Is the package supposed to work on Julia v1? I see a commit about support for v0.7 but I get an error:

julia> movies[1,:]
9-element Array{Any,1}:
  "Moonlight (2016)"
 0
 0
 0
 1
 0
 0
 0
 0

julia> nemo
9-element Array{Any,1}:
  "Finding Nemo (2003)"
 0
 1
 1
 0
 1
 0
 0
 0

julia> hamming(movies[1,:], nemo)
ERROR: MethodError: no method matching one(::Type{Any})
Closest candidates are:
  one(::Type{Union{Missing, T}}) where T at missing.jl:83
  one(::Missing) at missing.jl:79
  one(::BitArray{2}) at bitarray.jl:392
  ...
Stacktrace:
 [1] one(::Type{Any}) at ./missing.jl:83
 [2] result_type(::Hamming, ::Array{Any,1}, ::Array{Any,1}) at /Users/adrian/.julia/packages/Distances/nLAdT/src/metrics.jl:194
 [3] eval_start(::Hamming, ::Array{Any,1}, ::Array{Any,1}) at /Users/adrian/.julia/packages/Distances/nLAdT/src/metrics.jl:196
 [4] evaluate at /Users/adrian/.julia/packages/Distances/nLAdT/src/metrics.jl:159 [inlined]
 [5] hamming(::Array{Any,1}, ::Array{Any,1}) at /Users/adrian/.julia/packages/Distances/nLAdT/src/metrics.jl:240
 [6] top-level scope at none:0

#2

Distances.jl is working fine on 1.0. I think this is simply a bug; you can work around it by

julia> Distances.result_type(::Hamming, ::AbstractArray{T1,N} where {T1,N}, ::AbstractArray{T2,N} where {T2,N})=Int

In reality, Hamming probably wants a separate implementation anyway. Desired handling of NaN and missing is not entirely obvious though.

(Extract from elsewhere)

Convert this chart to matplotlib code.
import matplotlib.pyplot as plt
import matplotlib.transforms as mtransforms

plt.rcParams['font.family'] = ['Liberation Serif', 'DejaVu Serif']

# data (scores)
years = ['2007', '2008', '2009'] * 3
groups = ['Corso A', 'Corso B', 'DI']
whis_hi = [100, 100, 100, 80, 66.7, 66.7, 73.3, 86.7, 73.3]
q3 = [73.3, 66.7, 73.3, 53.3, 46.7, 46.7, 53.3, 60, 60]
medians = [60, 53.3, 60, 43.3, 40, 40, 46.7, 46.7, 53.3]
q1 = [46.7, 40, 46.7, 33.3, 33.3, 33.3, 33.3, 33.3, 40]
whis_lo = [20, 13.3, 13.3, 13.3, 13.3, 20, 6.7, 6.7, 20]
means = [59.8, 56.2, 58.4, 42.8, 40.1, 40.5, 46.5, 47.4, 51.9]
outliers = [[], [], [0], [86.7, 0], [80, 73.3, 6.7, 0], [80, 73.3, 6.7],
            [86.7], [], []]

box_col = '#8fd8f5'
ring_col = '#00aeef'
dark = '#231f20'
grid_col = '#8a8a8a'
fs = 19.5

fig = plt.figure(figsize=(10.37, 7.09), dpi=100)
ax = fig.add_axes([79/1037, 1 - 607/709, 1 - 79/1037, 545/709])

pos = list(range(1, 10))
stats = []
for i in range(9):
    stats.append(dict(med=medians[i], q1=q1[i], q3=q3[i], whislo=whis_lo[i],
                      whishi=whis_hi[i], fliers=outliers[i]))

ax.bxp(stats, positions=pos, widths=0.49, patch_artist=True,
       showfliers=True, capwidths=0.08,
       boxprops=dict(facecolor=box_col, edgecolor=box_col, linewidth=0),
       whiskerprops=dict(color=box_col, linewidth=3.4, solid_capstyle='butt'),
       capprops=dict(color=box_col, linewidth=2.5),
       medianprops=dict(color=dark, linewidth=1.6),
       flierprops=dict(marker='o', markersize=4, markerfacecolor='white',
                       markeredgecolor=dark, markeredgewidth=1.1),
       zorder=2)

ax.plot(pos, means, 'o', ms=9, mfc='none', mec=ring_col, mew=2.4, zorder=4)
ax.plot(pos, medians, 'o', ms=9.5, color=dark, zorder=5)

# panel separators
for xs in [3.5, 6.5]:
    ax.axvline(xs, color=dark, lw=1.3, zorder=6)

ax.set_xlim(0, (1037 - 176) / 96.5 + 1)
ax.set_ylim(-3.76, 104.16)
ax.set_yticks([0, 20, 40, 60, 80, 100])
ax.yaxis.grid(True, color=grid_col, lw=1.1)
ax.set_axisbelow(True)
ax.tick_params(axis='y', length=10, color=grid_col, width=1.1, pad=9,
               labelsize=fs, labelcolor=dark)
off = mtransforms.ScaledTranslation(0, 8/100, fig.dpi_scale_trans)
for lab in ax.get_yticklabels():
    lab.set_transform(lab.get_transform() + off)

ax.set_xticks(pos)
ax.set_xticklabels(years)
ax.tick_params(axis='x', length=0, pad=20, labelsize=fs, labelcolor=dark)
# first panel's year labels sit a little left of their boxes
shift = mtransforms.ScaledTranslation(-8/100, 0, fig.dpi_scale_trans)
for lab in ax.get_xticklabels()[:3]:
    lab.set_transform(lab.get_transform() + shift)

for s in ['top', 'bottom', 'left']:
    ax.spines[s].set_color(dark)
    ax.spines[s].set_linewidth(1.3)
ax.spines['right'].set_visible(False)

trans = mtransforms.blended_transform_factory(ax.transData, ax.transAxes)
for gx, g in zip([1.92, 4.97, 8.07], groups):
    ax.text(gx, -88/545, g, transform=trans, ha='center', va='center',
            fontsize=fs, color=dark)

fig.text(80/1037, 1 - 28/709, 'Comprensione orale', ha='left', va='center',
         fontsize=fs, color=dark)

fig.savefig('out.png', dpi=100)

julia> using Random, BenchmarkTools, Distances
julia> a=bitrand(10^5); b = bitrand(10^5);
julia> @btime evaluate($Hamming(), $a, $b);
  154.316 μs (1 allocation: 16 bytes)
julia> _fhamming(a,b) = count(a.==b);
julia> @btime _fhamming($a, $b);
  2.351 μs (2 allocations: 12.41 KiB)
julia> _fhamming(a,b) = count(isequal.(a,b));
julia> @btime _fhamming($a, $b);
  328.005 μs (3 allocations: 16.59 KiB)

#3

Thank you, this pointed me in the right direction. It doesn’t like the types of the arrays (it used to work fine in 0.6).

Ex:

julia> hamming(x,y)
ERROR: MethodError: no method matching one(::Type{Any})
Closest candidates are:
  one(::Type{Union{Missing, T}}) where T at missing.jl:83
  one(::Missing) at missing.jl:79
  one(::BitArray{2}) at bitarray.jl:392
  ...
Stacktrace:
 [1] one(::Type{Any}) at ./missing.jl:83
 [2] result_type(::Hamming, ::Array{Any,1}, ::Array{Any,1}) at /Users/adrian/.julia/dev/Distances/src/metrics.jl:194
 [3] eval_start(::Hamming, ::Array{Any,1}, ::Array{Any,1}) at /Users/adrian/.julia/dev/Distances/src/metrics.jl:196
 [4] evaluate at /Users/adrian/.julia/dev/Distances/src/metrics.jl:159 [inlined]
 [5] hamming(::Array{Any,1}, ::Array{Any,1}) at /Users/adrian/.julia/dev/Distances/src/metrics.jl:240
 [6] top-level scope at none:0

julia> hamming(Int[x...],Int[y...])
4

#4

But really, the above is not a reliable fix.

I’m not sure about the intended semantics for missing and NaN, but you the above fix will run into trouble with missing values. And the bitarray variant (count broadcasted ==) is also bad; the real solution is to implement a specialization for bitarray (because that’s the main use for hamming distance).

Can you open an issue for this?


#5

Sure!


#6

I’m afraid I don’t understand the internals so feel free to expand on this if necessary:


#7

https://github.com/JuliaStats/Distances.jl/issues/114#issuecomment-433129061 for why this worked on 0.6 and not 0.7 (spoiler: 0.6 optimization bug).